Reduce technical debt
Thoughts on reducing technical debt
In some ways, technical debt is like financial debt.
When you carry too much, it can be overwhelming and prevents you from accomplishing much else. In an ideal world, the best way to handle financial or technical debt is to minimize or avoid it altogether. A more pragmatic approach is to have some strategies in your toolkit:
Have an emergency fund
Build contingency resources (time, people, funding) into every product or project.
You can debate the amount (e.g., 10%, 30%, or TBD), but having some cushion is not negotiable.
Keep track
Keep an updated inventory of technologies, frameworks, and dependencies. Include your release versions, current release versions, published update schedules, and other relevant information.
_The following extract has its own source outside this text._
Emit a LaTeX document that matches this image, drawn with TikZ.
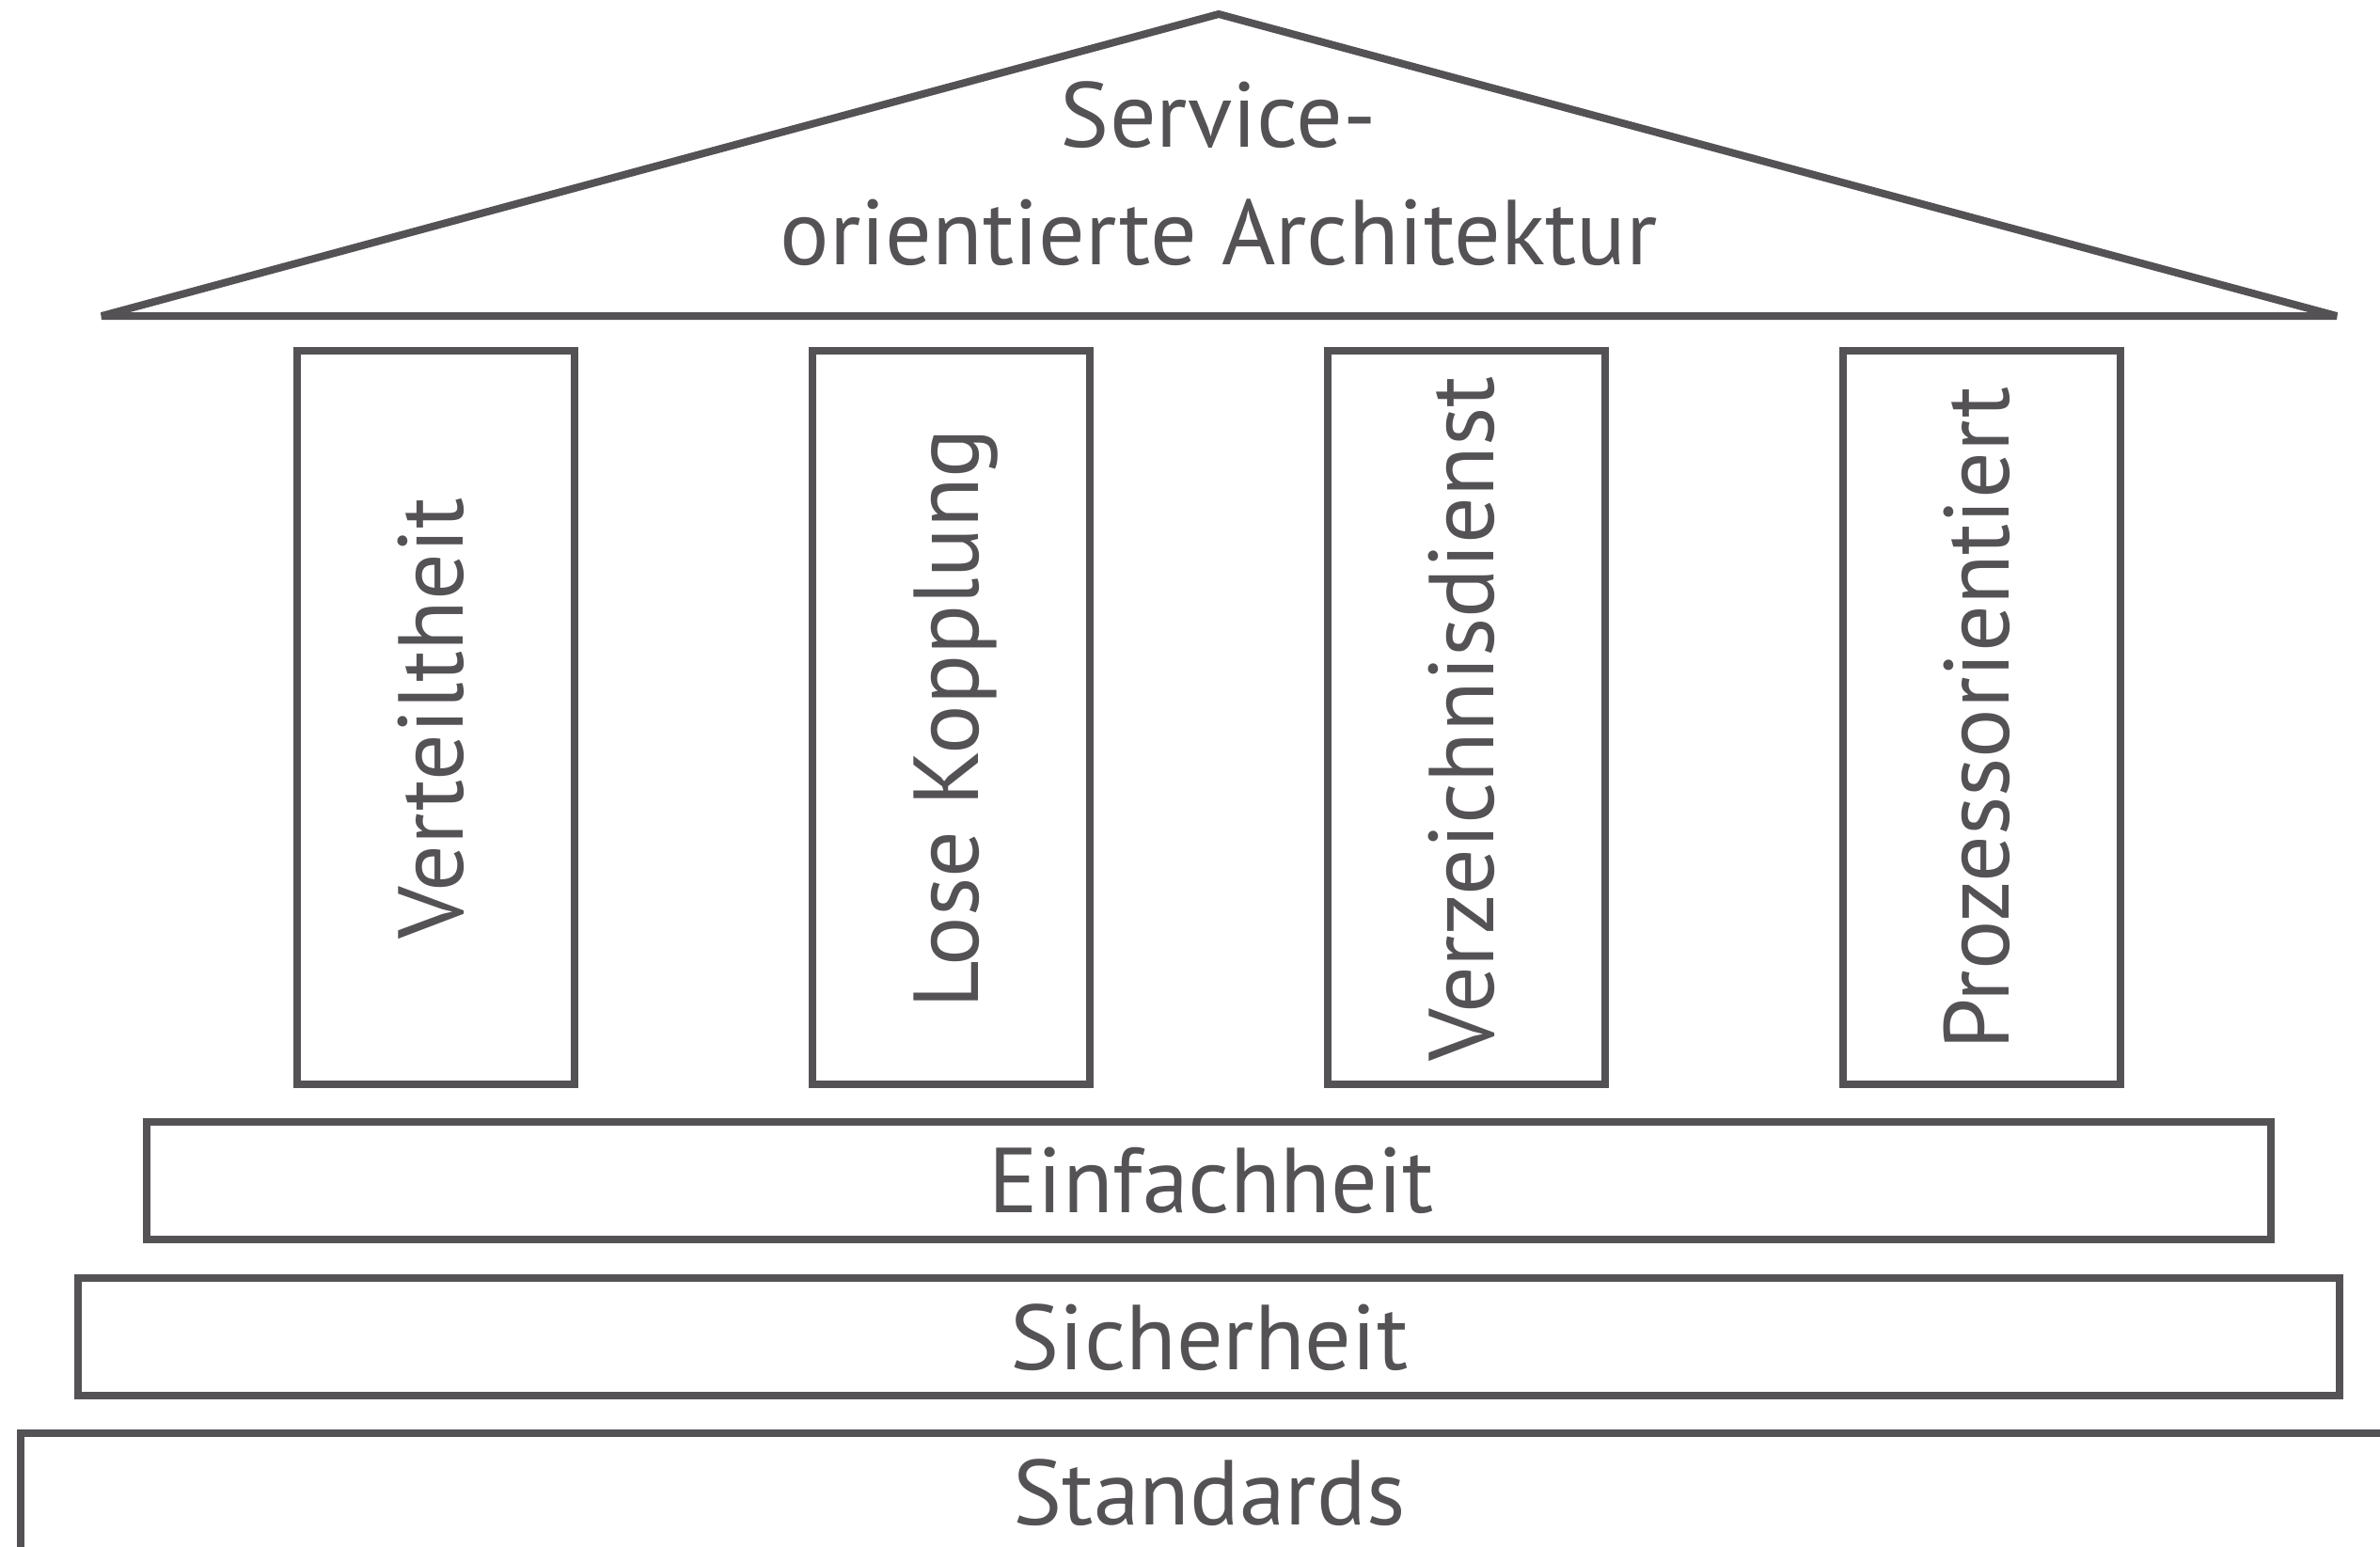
\documentclass[tikz,border=0pt]{standalone}
\usepackage{fontspec}
\setmainfont{PT Sans}
\definecolor{ink}{RGB}{84,82,85}
\begin{document}
\begin{tikzpicture}[x=0.01cm,y=-0.01cm,
  frame/.style={draw=ink,line width=0.08cm},
  label/.style={text=ink,inner sep=0pt,anchor=base,font=\fontsize{27.9}{33}\selectfont},
  pillarlabel/.style={label,rotate=90}]
\useasboundingbox (0,0) rectangle (2531,1644);

% roof
\draw[frame,line join=bevel] (108,336) -- (1296,15) -- (2485,336) -- cycle;
\node[label] (roof1) at (1296,156) {Service-};
\node[label] (roof2) at (1296,281) {orientierte Architektur};

% pillars
\foreach \i/\t in {0/Verteiltheit,1/Lose Kopplung,2/Verzeichnisdienst,3/Prozessorientiert}{
  \draw[frame] (316+548*\i,373) rectangle ++(295,780);
  \node[pillarlabel] (pillar\i) at (492+548*\i,764) {\t};
}

% steps
\draw[frame] (156,1193) rectangle (2415,1318);
\node[label] (einfach) at (1288,1289) {Einfachheit};
\draw[frame] (83,1359) rectangle (2488,1484);
\node[label] (sicher) at (1286,1456) {Sicherheit};
\draw[frame] (22,1700) -- (22,1524) -- (2600,1524);
\node[label] (standards) at (1286,1621) {Standards};
\end{tikzpicture}
\end{document}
Document your upgrade policy and goals.
Automate upgrades where possible.
Stay on top of your debt by using reminders, e.g., put release, decommission and end-of-support dates in your organizational calendar.
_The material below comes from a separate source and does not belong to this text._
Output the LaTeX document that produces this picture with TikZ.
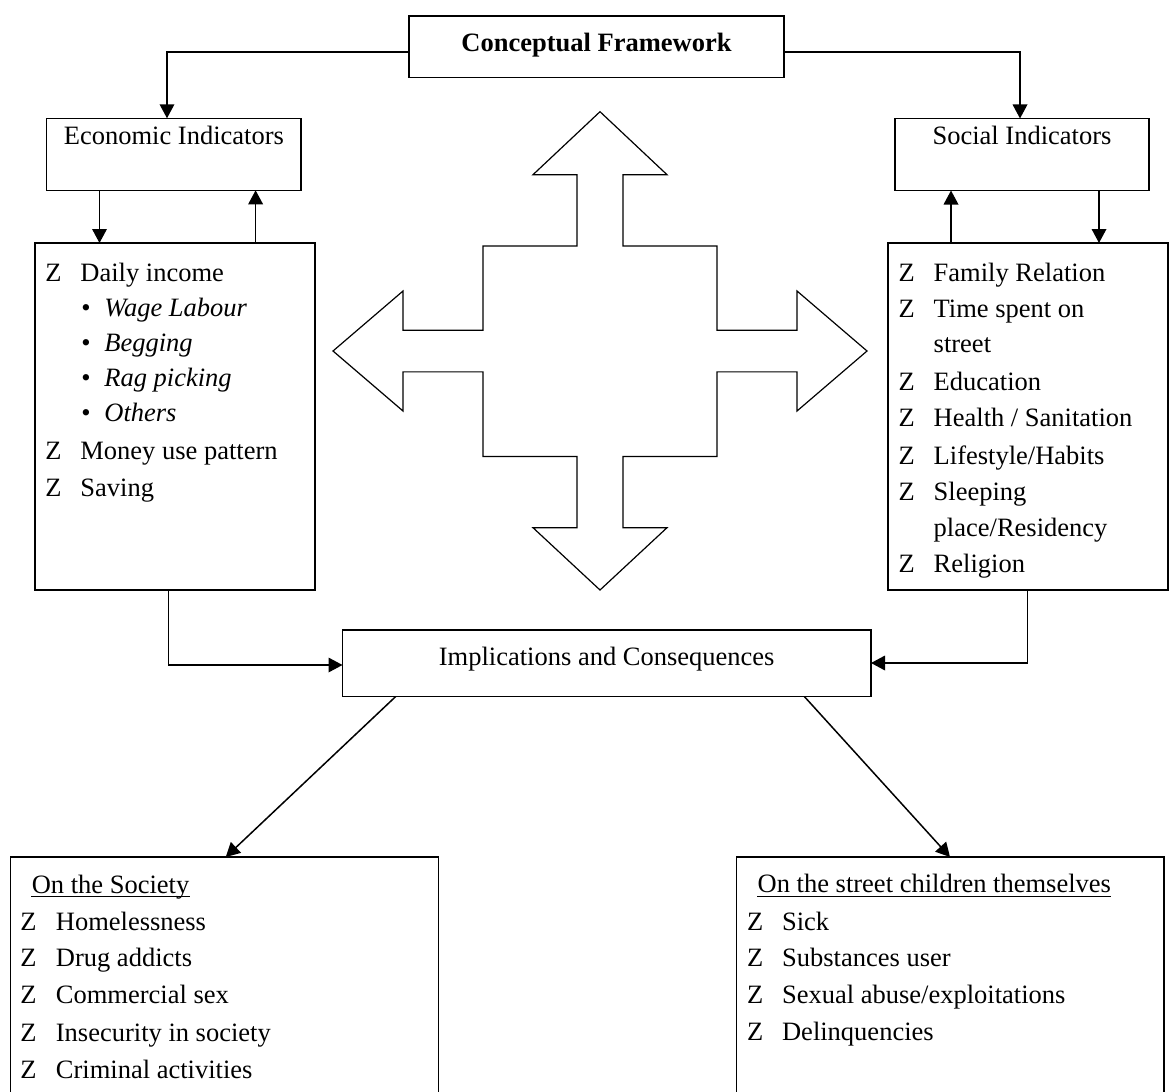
\documentclass[tikz,border=0pt]{standalone}
\usepackage{fontspec}
\setmainfont{Liberation Serif}
\usetikzlibrary{arrows.meta}
\newcommand{\labelsize}{\fontsize{13.25pt}{16pt}\selectfont}
\begin{document}
\begin{tikzpicture}[x=0.5pt, y=-0.5pt, font=\labelsize,
  frame/.style={draw, line width=0.75pt, inner sep=0pt, outer sep=0pt, anchor=north west},
  txt/.style={inner sep=0pt, anchor=base west},
  ctxt/.style={inner sep=0pt, anchor=base},
  link/.style={line width=0.75pt, -{Triangle[length=7pt,width=7.3pt]}},
  outline/.style={draw, line width=0.6pt, line join=miter},
]
\clip (0,0) rectangle (1170,1091);
\fill[white] (0,0) rectangle (1170,1091);

% ---- boxes ----
\node[frame, minimum width=187.5pt, minimum height=30.75pt] (cf) at (409,16) {};
\node[frame, minimum width=127.25pt, minimum height=36pt] (econ) at (46.7,118.3) {};
\node[frame, minimum width=127pt, minimum height=36pt] (social) at (895,118.5) {};
\node[frame, minimum width=140pt, minimum height=173.6pt] (elist) at (35,243) {};
\node[frame, minimum width=140pt, minimum height=173.5pt] (slist) at (888,243) {};
\node[frame, minimum width=264.25pt, minimum height=33.35pt] (impl) at (342.5,630) {};
\node[frame, minimum width=213.95pt, minimum height=131.5pt] (soc) at (10.7,857) {};
\node[frame, minimum width=213.65pt, minimum height=131.5pt] (street) at (736.7,857) {};

% ---- titles ----
\node[ctxt, font=\labelsize\bfseries] (cft) at (596.5,51.7) {Conceptual Framework};
\node[ctxt] (econt) at (173.9,145) {Economic Indicators};
\node[ctxt] (socialt) at (1022,145) {Social Indicators};
\node[ctxt] (implt) at (606.7,665) {Implications and Consequences};

% ---- economic indicators list ----
\foreach \yy/\lbl [count=\i] in {281/Daily income,459.3/Money use pattern,496/Saving}{
  \node[txt] (ez\i) at (45,\yy) {Z};
  \node[txt] (et\i) at (80,\yy) {\lbl};
}
\foreach \yy/\lbl [count=\i] in {316/Wage Labour,351.7/Begging,386.7/Rag picking,421/Others}{
  \node[txt] (eb\i) at (81,\yy) {\textbullet};
  \node[txt, font=\labelsize\itshape] (ei\i) at (104,\yy) {\lbl};
}

% ---- social indicators list ----
\foreach \yy/\lbl [count=\i] in {281/Family Relation,317.7/Time spent on,390/Education,426.7/{Health / Sanitation},464.3/{Lifestyle/Habits},500/Sleeping,572.7/Religion}{
  \node[txt] (sz\i) at (898.3,\yy) {Z};
  \node[txt] (st\i) at (933.3,\yy) {\lbl};
}
\node[txt] (sc1) at (933.3,352.7) {street};
\node[txt] (sc2) at (933.3,536) {place/Residency};

% ---- consequences on the society ----
\node[txt] (soct) at (31.4,893) {On the Society};
\draw[line width=0.5pt] ([yshift=-1.9pt]soct.base west) -- ([yshift=-1.9pt]soct.base east);
\foreach \yy/\lbl [count=\i] in {930/Homelessness,966.7/Drug addicts,1003.3/Commercial sex,1041.7/Insecurity in society,1078.3/Criminal activities}{
  \node[txt] (oz\i) at (19.9,\yy) {Z};
  \node[txt] (ot\i) at (55.5,\yy) {\lbl};
}

% ---- consequences on the children ----
\node[txt] (streett) at (757.3,892.7) {On the street children themselves};
\draw[line width=0.5pt] ([yshift=-1.9pt]streett.base west) -- ([yshift=-1.9pt]streett.base east);
\foreach \yy/\lbl [count=\i] in {930/Sick,966.7/Substances user,1003.3/{Sexual abuse/exploitations},1040.7/Delinquencies}{
  \node[txt] (cz\i) at (746.7,\yy) {Z};
  \node[txt] (ct\i) at (781.7,\yy) {\lbl};
}

% ---- connector guides ----
\coordinate (yg) at (0,52);
\coordinate (xe) at (167,0);
\coordinate (xf) at (1020,0);
\coordinate (xa) at (99.5,0);
\coordinate (xb) at (255.6,0);
\coordinate (xc) at (951,0);
\coordinate (xd) at (1099,0);
\coordinate (xh) at (168.5,0);
\coordinate (yh) at (0,665);
\coordinate (xi) at (1027.5,0);
\coordinate (yi) at (0,663);
\coordinate (xj) at (395.5,0);
\coordinate (xk) at (225.8,0);
\coordinate (xl) at (804.5,0);
\coordinate (xm) at (950,0);

% ---- connectors ----
\draw[link] (cf.west |- yg) -| (econ.north -| xe);
\draw[link] (cf.east |- yg) -| (social.north -| xf);
\draw[link] (econ.south -| xa) -- (elist.north -| xa);
\draw[link] (elist.north -| xb) -- (econ.south -| xb);
\draw[link] (slist.north -| xc) -- (social.south -| xc);
\draw[link] (social.south -| xd) -- (slist.north -| xd);
\draw[link] (elist.south -| xh) |- (impl.west |- yh);
\draw[link] (slist.south -| xi) |- (impl.east |- yi);
\draw[link] (impl.south -| xj) -- (soc.north -| xk);
\draw[link] (impl.south -| xl) -- (street.north -| xm);

% ---- four-way block arrow ----
\begin{scope}[shift={(600,351)}]
\draw[outline] (0,-239.3) -- (67,-176.3) -- (23,-176.3) -- (23,-105) -- (117,-105)
  -- (117,-20.85) -- (197,-20.85) -- (197,-60) -- (267,0) -- (197,60) -- (197,20.85)
  -- (117,20.85) -- (117,105.5) -- (23,105.5) -- (23,176.7) -- (67,176.7) -- (0,239)
  -- (-67,176.7) -- (-23,176.7) -- (-23,105.5) -- (-117,105.5) -- (-117,20.85)
  -- (-197,20.85) -- (-197,60) -- (-267,0) -- (-197,-60) -- (-197,-20.85)
  -- (-117,-20.85) -- (-117,-105) -- (-23,-105) -- (-23,-176.3) -- (-67,-176.3) -- cycle;
\end{scope}
\end{tikzpicture}
\end{document}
Schedule upgrades well before end of life.
Review the inventory with your teams and leadership regularly.
Communicate, communicate, communicate. No surprises.
Pay more than the minimum, pay ahead
Get ahead of upcoming changes by researching; reading release notes, and attending demos and training.
Make time to experiment and evaluate new releases, technologies, and products as soon as they are available so you can make an informed decision about whether and when to upgrade.
Understand the impact of changes. Major changes likely require a project. Get project conversations going early.
Consider and agree upon payoff methods
E.g., avalanche vs snowball
Avalanche: Tackle the most expensive debt first. Everything else is on hold until it’s done. Then, focus on the next highest impact. This method saves on overall costs, but it can be discouraging, and unrealistic or difficult to stick to the plan.
Snowball: Pay off the smallest debt first, as quickly as possible. Then, roll that effort toward the next smallest, working up to the largest. This method builds momentum, but adding or building resources as you move on to larger efforts may be challenging.
Every effort, team, and situation is different. You may use a combination of both approaches or another method entirely.